MIAMI - A 90-year-old activist arrested for serving meals to the homeless in Florida vowed Thursday to continue his charitable work, even if it means going to jail.
Arnold Abbott was detained on two separate occasions this week along with two pastors from local churches in Fort Lauderdale for handing out food to the city's homeless.
The activists were arrested after violating a city ordinance passed last month that places new restrictions on distribution of food to the homeless in public places.
However Abbott said Thursday he would continue his practice, telling NBC in an interview: "I'm awfully hard to intimidate.
"I certainly will follow this through until we beat them," he said. "You can't sweep the homeless under the rug.
Abbott could be jailed for up to two months and fined $500 (S$647) if he is found in breach of the law.
The ordinance requires feeding sites to be more than 500 feet (152 meters) away from each other and 500 feet from residential properties.
Only one group distributing food to the homeless is allowed to operate on an individual city block at any one time.

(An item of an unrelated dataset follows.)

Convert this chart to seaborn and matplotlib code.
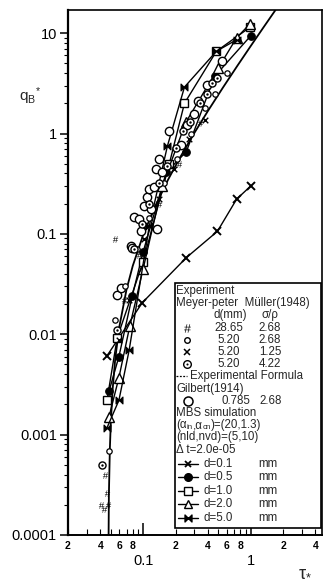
import matplotlib
matplotlib.use("Agg")
import matplotlib.pyplot as plt
import seaborn as sns
import numpy as np
import pandas as pd
from matplotlib.path import Path
from matplotlib.patches import Rectangle
from matplotlib.lines import Line2D
from matplotlib.ticker import FixedLocator, NullFormatter

# ---------------- data ----------------
# Meyer-Peter Muller (1948) experiments
mpm_tau = [0.0441, 0.0461, 0.0404, 0.0433, 0.047, 0.0548, 0.066, 0.092, 0.141, 0.217, 0.334]
mpm_q = [0.0004, 0.00026, 0.0002, 0.00018, 0.0002, 0.088, 0.022, 0.062, 0.2, 0.5, 1.26]

o52_tau = [0.048, 0.0548, 0.068, 0.088, 0.114, 0.157, 0.208, 0.28, 0.372, 0.461, 0.6]
o52_q = [0.00068, 0.0138, 0.03, 0.07, 0.145, 0.32, 0.56, 1.0, 1.78, 2.5, 4.0]

x52_tau = [0.0595, 0.074, 0.102, 0.141, 0.195, 0.269, 0.372]
x52_q = [0.0087, 0.022, 0.088, 0.222, 0.445, 0.89, 1.35]

od_tau = [0.0416, 0.0573, 0.082, 0.098, 0.114, 0.141, 0.168, 0.2, 0.236, 0.27, 0.334, 0.388, 0.44, 0.49]
od_q = [0.0005, 0.011, 0.07, 0.125, 0.2, 0.32, 0.47, 0.71, 1.05, 1.3, 2.0, 2.45, 3.2, 3.57]

# Gilbert (1914)
gil_tau = [0.0573, 0.0623, 0.077, 0.079, 0.0822, 0.0917, 0.0959, 0.102, 0.109, 0.114, 0.119,
           0.127, 0.132, 0.135, 0.141, 0.150, 0.175, 0.226, 0.258, 0.300, 0.32, 0.388, 0.536]
gil_q = [0.0247, 0.029, 0.075, 0.073, 0.146, 0.140, 0.106, 0.19, 0.232, 0.28, 0.176,
         0.29, 0.445, 0.111, 0.561, 0.415, 1.05, 0.77, 1.22, 1.55, 2.12, 3.05, 5.3]

# experimental formula curve
f_tau = [0.0472, 0.048, 0.049, 0.05, 0.052, 0.055, 0.06, 0.07, 0.08, 0.1, 0.13, 0.17,
         0.22, 0.3, 0.4, 0.55, 0.75, 1.0, 1.3, 1.7, 2.0]
f_q = [2.26e-5, 2.53e-4, 7.2e-4, 1.31e-3, 2.83e-3, 5.72e-3, 0.01186, 0.0279, 0.048, 0.0976,
       0.191, 0.345, 0.576, 1.018, 1.678, 2.854, 4.715, 7.44, 11.22, 17.0, 21.8]

# MBS simulation
d01_tau = [0.0461, 0.098, 0.252, 0.49, 0.74, 1.0]
d01_q = [0.0061, 0.0206, 0.058, 0.106, 0.222, 0.30]
d05_tau = [0.0481, 0.0595, 0.079, 0.1, 0.164, 0.252, 0.461, 1.0]
d05_q = [0.0027, 0.006, 0.0238, 0.0665, 0.41, 0.66, 3.7, 9.4]
d10_tau = [0.0461, 0.0573, 0.1, 0.175, 0.242, 0.48, 0.979]
d10_q = [0.0022, 0.0092, 0.053, 0.5, 2.0, 6.6, 11.4]
d20_tau = [0.0481, 0.0595, 0.075, 0.1, 0.15, 0.25, 0.5, 0.74, 0.98]
d20_q = [0.0015, 0.0037, 0.012, 0.045, 0.3, 1.3, 4.5, 9.0, 12.3]
d50_tau = [0.0461, 0.0595, 0.074, 0.114, 0.168, 0.242, 0.48, 0.74]
d50_q = [0.00117, 0.0022, 0.0069, 0.12, 0.75, 2.9, 6.6, 8.6]

y_ticks = [1e-4, 1e-3, 1e-2, 1e-1, 1, 10]
y_labels = ["0.0001", "0.001", "0.01", "0.1", "1", "10"]
x_major = [0.1, 1]
x_major_labels = ["0.1", "1"]

# ---------------- style ----------------
sns.set_theme(style="ticks")
plt.rcParams["font.family"] = ["Liberation Sans", "DejaVu Sans"]
plt.rcParams["mathtext.fontset"] = "custom"
plt.rcParams["mathtext.rm"] = "Liberation Sans"
plt.rcParams["mathtext.it"] = "Liberation Sans"
plt.rcParams["mathtext.bf"] = "Liberation Sans:bold"
plt.rcParams["axes.linewidth"] = 1.2

W, H = 326, 580
fig = plt.figure(figsize=(W / 100, H / 100), dpi=100)
ax = fig.add_axes([68 / W, 1 - 535 / H, 254 / W, 525 / H])
ax.set_xscale("log")
ax.set_yscale("log")

bowtie = Path([(-1, -1), (-1, 1), (1, -1), (1, 1), (-1, -1)],
              [Path.MOVETO, Path.LINETO, Path.LINETO, Path.LINETO, Path.CLOSEPOLY])

K = "black"
# formula
sns.lineplot(x=f_tau, y=f_q, ax=ax, sort=False, estimator=None, color=K, lw=1.3)

# MBS series
line_kw = dict(ax=ax, sort=False, estimator=None, color=K, lw=1.0)
sns.lineplot(x=d01_tau, y=d01_q, marker="x", markersize=5.5, mec=K, mew=1.4, **line_kw)
sns.lineplot(x=d05_tau, y=d05_q, marker="o", markersize=5.5, mfc=K, mec=K, **line_kw)
sns.lineplot(x=d10_tau, y=d10_q, marker="s", markersize=6, mfc="white", mec=K, mew=1.0, **line_kw)
sns.lineplot(x=d20_tau, y=d20_q, marker="^", markersize=6.5, mfc="white", mec=K, mew=1.0, **line_kw)
sns.lineplot(x=d50_tau, y=d50_q, marker=bowtie, markersize=5, mfc=K, mec=K, mew=0.8, **line_kw)

# experiments
sns.scatterplot(x=gil_tau, y=gil_q, ax=ax, marker="o", s=36, facecolor="white", edgecolor=K, linewidth=1.0, zorder=3)
sns.scatterplot(x=o52_tau, y=o52_q, ax=ax, marker="o", s=15, facecolor="white", edgecolor=K, linewidth=0.9, zorder=3)
sns.scatterplot(x=od_tau, y=od_q, ax=ax, marker="o", s=26, facecolor="white", edgecolor=K, linewidth=1.0, zorder=3)
sns.scatterplot(x=od_tau, y=od_q, ax=ax, marker="o", s=3, color=K, linewidth=0, zorder=3)
sns.scatterplot(x=x52_tau, y=x52_q, ax=ax, marker="x", s=16, color=K, linewidth=1.0, zorder=3)
sns.scatterplot(x=mpm_tau, y=mpm_q, ax=ax, marker="$\\#$", s=22, color=K, linewidth=0, zorder=3)

# ---------------- axes ----------------
ax.set_xlim(0.02, 4.6)
ax.set_ylim(1e-4, 17)
ax.set_xlabel("")
ax.set_ylabel("")

ax.yaxis.set_major_locator(FixedLocator(y_ticks))
ax.set_yticklabels(y_labels)
ymin = [m * 10.0 ** e for e in range(-4, 2) for m in range(2, 10) if m * 10.0 ** e < 17]
ax.yaxis.set_minor_locator(FixedLocator(ymin))
ax.yaxis.set_minor_formatter(NullFormatter())

ax.set_xticks(x_major)
ax.set_xticklabels(x_major_labels)
xmin = [m * 10.0 ** e for e in (-2, -1, 0) for m in range(2, 10) if m * 10.0 ** e <= 4.6]
def _mant(v):
    return int(round(v / 10.0 ** np.floor(np.log10(v))))
xmin_lab = [str(_mant(v)) if _mant(v) in (2, 4, 6, 8) else "" for v in xmin]
ax.set_xticks(xmin, minor=True)
ax.set_xticklabels(xmin_lab, minor=True, fontsize=7.5, fontweight="bold")

ax.tick_params(axis="y", which="major", direction="out", length=6, width=1.1, labelsize=10.5, pad=2, colors=K)
ax.tick_params(axis="y", which="minor", direction="out", length=3, width=0.8, colors=K)
ax.tick_params(axis="x", which="major", direction="in", length=9, width=1.1, labelsize=10.5, pad=14, colors=K)
ax.tick_params(axis="x", which="minor", direction="in", length=4, width=0.8, pad=4, colors=K)
for sp in ax.spines.values():
    sp.set_color(K)
ax.spines["left"].set_linewidth(1.6)
ax.spines["bottom"].set_linewidth(1.4)

# axis titles
fig.text(19 / W, 1 - 96 / H, r"$q_B{}^{*}$", fontsize=11, ha="left", va="center")
fig.text(298 / W, 1 - 571 / H, r"$\tau_{*}$", fontsize=13, ha="left", va="center")

# ---------------- legend box ----------------
def fx(px):
    return px / W

def fy(py):
    return 1 - py / H

fig.add_artist(Rectangle((fx(175), fy(528)), (321 - 175) / W, (528 - 283) / H,
                         transform=fig.transFigure, facecolor="white", edgecolor=K, lw=1.2, zorder=5))
FS = 8.3
def T(x, y, s, ha="left", fs=FS, **kw):
    return fig.text(fx(x), fy(y), s, fontsize=fs, ha=ha, va="center", zorder=6, **kw)

def M(x, y, **kw):
    fig.add_artist(Line2D([fx(x)], [fy(y)], transform=fig.transFigure, color=K, zorder=6, linestyle="none", **kw))

renderer = fig.canvas.get_renderer()

def seq(x, y, parts):
    # parts: list of (string, is_subscript); placed one after the other
    cur = x
    for s, sub in parts:
        if sub:
            t = fig.text(fx(cur), fy(y + 2.5), s, fontsize=FS * 0.7, ha="left", va="center", zorder=6)
        else:
            t = T(cur, y, s)
        cur += t.get_window_extent(renderer).width

step = 12.2
y0 = 291
r = [y0 + step * i for i in range(14)]
T(176, r[0], "Experiment")
T(176, r[1], "Meyer-peter  Müller(1948)")
T(230, r[2], "d(mm)", ha="center")
T(270, r[2], "σ/ρ", ha="center")
rows = [(r[3], "28.65", "2.68"), (r[4], "5.20", "2.68"), (r[5], "5.20", "1.25"), (r[6], "5.20", "4.22")]
for yy, a, b in rows:
    T(229, yy, a, ha="center")
    T(270, yy, b, ha="center")
M(187, r[3], marker="$\\#$", markersize=6, mew=0)
M(187, r[4], marker="o", markersize=4, mfc="white", mec=K, mew=1.0)
M(187, r[5], marker="x", markersize=4.5, mew=1.1)
M(187, r[6], marker="o", markersize=5.5, mfc="white", mec=K, mew=1.0)
M(187, r[6], marker="o", markersize=1.5, mfc=K, mec=K, mew=0)
fig.add_artist(Line2D([fx(176), fx(187)], [fy(r[7]), fy(r[7])], transform=fig.transFigure,
                      color=K, lw=0.9, ls=(0, (1.5, 1.2)), zorder=6))
T(190, r[7], "Experimental Formula")
T(176, r[8], "Gilbert(1914)")
M(188, r[9], marker="o", markersize=6.5, mfc="white", mec=K, mew=1.1)
T(236, r[9], "0.785", ha="center")
T(271, r[9], "2.68", ha="center")
T(176, r[10], "MBS simulation")
seq(176, r[11], [("(α", False), ("in", True), (",α", False), ("cn", True), (")=(20,1.3)", False)])
T(176, r[12], "(nld,nvd)=(5,10)")
T(176, r[13], "Δ t=2.0e-05")

leg = [
    ("d=0.1", dict(marker="x", markersize=5, mew=1.3)),
    ("d=0.5", dict(marker="o", markersize=5.5, mfc=K, mec=K)),
    ("d=1.0", dict(marker="s", markersize=6, mfc="white", mec=K, mew=1.0)),
    ("d=2.0", dict(marker="^", markersize=6, mfc="white", mec=K, mew=1.0)),
    ("d=5.0", dict(marker=bowtie, markersize=5, mfc=K, mec=K)),
]
for i, (lab, mk) in enumerate(leg):
    yy = r[13] + 14 + 13.6 * i
    fig.add_artist(Line2D([fx(178), fx(188), fx(198)], [fy(yy)] * 3, transform=fig.transFigure,
                          color=K, lw=1.0, zorder=6, markevery=[1], **mk))
    T(203, yy, lab)
    T(258, yy, "mm")

fig.savefig("out.png", dpi=100)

Fort Lauderdale police have defended the arrests of Abbott and the two pastors, saying they are only enforcing the law.
"We would like to emphasise that the purpose of the ordinance is not to prevent the feeding of the homeless, but to balance the needs of the entire population of the city," police said in a statement.
City officials meanwhile have scrambled to manage the public relations fallout from the arrests.

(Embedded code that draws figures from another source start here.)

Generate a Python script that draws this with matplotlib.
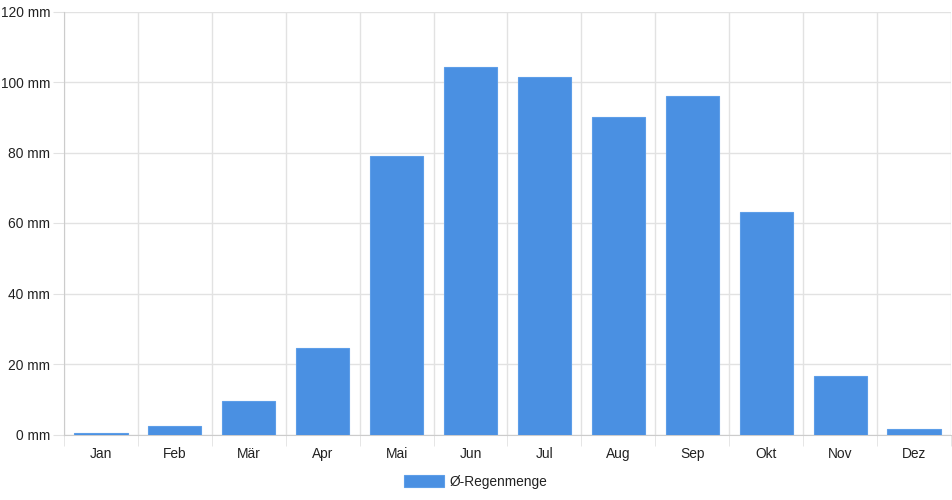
import numpy as np
import matplotlib.pyplot as plt
from matplotlib.ticker import MultipleLocator, FixedLocator

months = ['Jan', 'Feb', 'Mär', 'Apr', 'Mai', 'Jun', 'Jul', 'Aug', 'Sep', 'Okt', 'Nov', 'Dez']
rain = [0.5, 2.4, 9.6, 24.6, 79.1, 104.3, 101.4, 90.2, 96.0, 63.2, 16.6, 1.6]
label = 'Ø-Regenmenge'

plt.rcParams['font.family'] = ['Liberation Sans', 'DejaVu Sans']
grid_col = '#e2e2e2'
bar_col = '#4a90e2'
fs = 9.9

fig = plt.figure(figsize=(9.52, 5.0), dpi=100)
ax = fig.add_axes([64/952, 65.5/500, 1 - 64/952 - 1/952, (434.5-11.5)/500])

x = np.arange(len(months))
ax.bar(x, rain, width=0.72, color=bar_col, edgecolor='#5d9ee8', linewidth=0.8,
       label=label, zorder=3)

ax.set_xlim(-0.5, 11.5)
ax.set_ylim(0, 120)
ax.yaxis.set_major_locator(MultipleLocator(20))
ax.set_yticklabels([f'{int(v)} mm' for v in ax.get_yticks()])
ax.set_xticks(x)
ax.set_xticklabels(months)
ax.xaxis.set_minor_locator(FixedLocator(np.arange(-0.5, 12, 1)))

ax.grid(axis='y', color=grid_col, linewidth=1, zorder=0)
ax.grid(axis='x', which='minor', color=grid_col, linewidth=1, zorder=0)
ax.tick_params(axis='x', which='major', length=0, pad=9, labelsize=fs, colors='#222222')
ax.tick_params(axis='x', which='minor', length=8, color=grid_col)
ax.tick_params(axis='y', length=8, color=grid_col, pad=2, labelsize=fs, colors='#222222')

for s in ['top', 'right']:
    ax.spines[s].set_visible(False)
ax.spines['left'].set_color('#cccccc')
ax.spines['bottom'].set_color('#cccccc')

fig.legend(loc='center', bbox_to_anchor=(0.5, 18/500), frameon=False, fontsize=fs,
           handlelength=2.85, handleheight=1.0, handletextpad=0.45, labelcolor='#222222')

fig.savefig('out.png', dpi=100)
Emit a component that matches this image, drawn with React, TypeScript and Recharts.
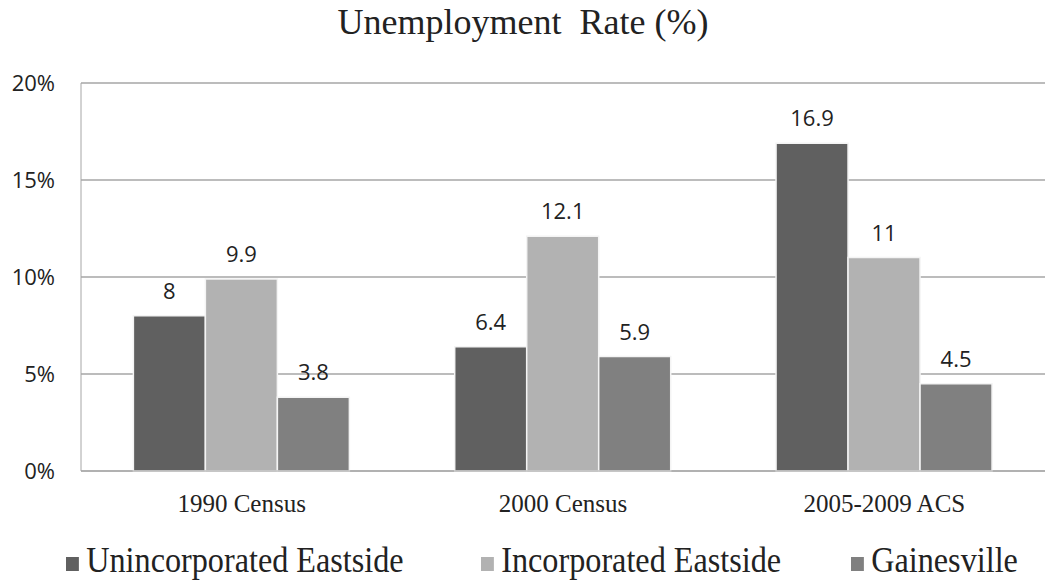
import { Bar, BarChart, CartesianGrid, LabelList, XAxis, YAxis } from 'recharts';

const categories = ['1990 Census', '2000 Census', '2005-2009 ACS'];
const unincorporated = [8, 6.4, 16.9];
const incorporated = [9.9, 12.1, 11];
const gainesville = [3.8, 5.9, 4.5];
const yTicks = [0, 5, 10, 15, 20];

const series = [
  { key: 'unincorporated', name: 'Unincorporated Eastside', color: '#606060' },
  { key: 'incorporated', name: 'Incorporated Eastside', color: '#b2b2b2' },
  { key: 'gainesville', name: 'Gainesville', color: '#808080' },
];

const data = categories.map((c, i) => ({
  category: c,
  unincorporated: unincorporated[i],
  incorporated: incorporated[i],
  gainesville: gainesville[i],
}));

const serif = '"Liberation Serif", "Times New Roman", serif';
const sans = '"Open Sans", "Noto Sans", sans-serif';
const legendLeft = [66, 481, 851];

export default function App() {
  return (
    <div style={{ position: 'relative', width: 1046, height: 584, background: '#fff' }}>
      <style>{`body{margin:0}`}</style>
      <div
        style={{
          position: 'absolute',
          top: 1,
          left: 0,
          width: 1046,
          textAlign: 'center',
          fontFamily: serif,
          fontSize: 36,
          color: '#222',
          whiteSpace: 'pre',
          lineHeight: 'normal',
        }}
      >
        {'Unemployment  Rate (%)'}
      </div>
      <BarChart
        width={1046}
        height={584}
        data={data}
        margin={{ top: 83, right: 1, bottom: 83, left: 0 }}
        barCategoryGap="16.3%"
        barGap={0}
      >
        <CartesianGrid vertical={false} stroke="#a6a6a6" strokeWidth={1.3} />
        <XAxis
          dataKey="category"
          stroke="#a6a6a6"
          tickLine={false}
          tickSize={0}
          tickMargin={23}
          tick={{ fill: '#222', fontFamily: serif, fontSize: 25 }}
        />
        <YAxis
          width={81}
          domain={[0, 20]}
          ticks={yTicks}
          tickFormatter={(v) => `${v}%`}
          stroke="#a6a6a6"
          tickLine={false}
          tickSize={0}
          tickMargin={26}
          tick={{ fill: '#222', fontFamily: sans, fontSize: 22 }}
        />
        {series.map((s) => (
          <Bar
            key={s.key}
            dataKey={s.key}
            name={s.name}
            fill={s.color}
            stroke="#f4f4f4"
            strokeWidth={1.5}
            isAnimationActive={false}
          >
            <LabelList
              dataKey={s.key}
              position="top"
              offset={17}
              style={{ fill: '#222', fontFamily: sans, fontSize: 22 }}
            />
          </Bar>
        ))}
      </BarChart>
      {series.map((s, i) => (
        <div
          key={s.key}
          style={{
            position: 'absolute',
            top: 541,
            left: legendLeft[i],
            display: 'flex',
            alignItems: 'center',
            whiteSpace: 'nowrap',
            fontFamily: serif,
            fontSize: 35,
            color: '#222',
            lineHeight: 'normal',
            transform: 'scaleX(0.92)',
            transformOrigin: '0 0',
          }}
        >
          <span
            style={{
              display: 'inline-block',
              width: 14,
              height: 14,
              background: s.color,
              marginRight: 8,
              marginTop: 6,
            }}
          />
          {s.name}
        </div>
      ))}
    </div>
  );
}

"We're not a city that lacks compassion or lack kindness," Fort Lauderdale mayor Jack Seiler said.
"We just feel that if someone is homeless on the streets of Fort Lauderdale, we need to get them off the street and in the right places where they can improve their position, their situation."
Homeless rights activists say the case highlights an increasing trend by local governments across the United States to crack down on food distribution networks for the needy.
"Since January 2013, 21 cities have successfully restricted the practice of sharing food with people who are experiencing homelessness while at least 10 others have introduced ordinances that are pending approval," the National Coalition for the Homeless revealed in a report.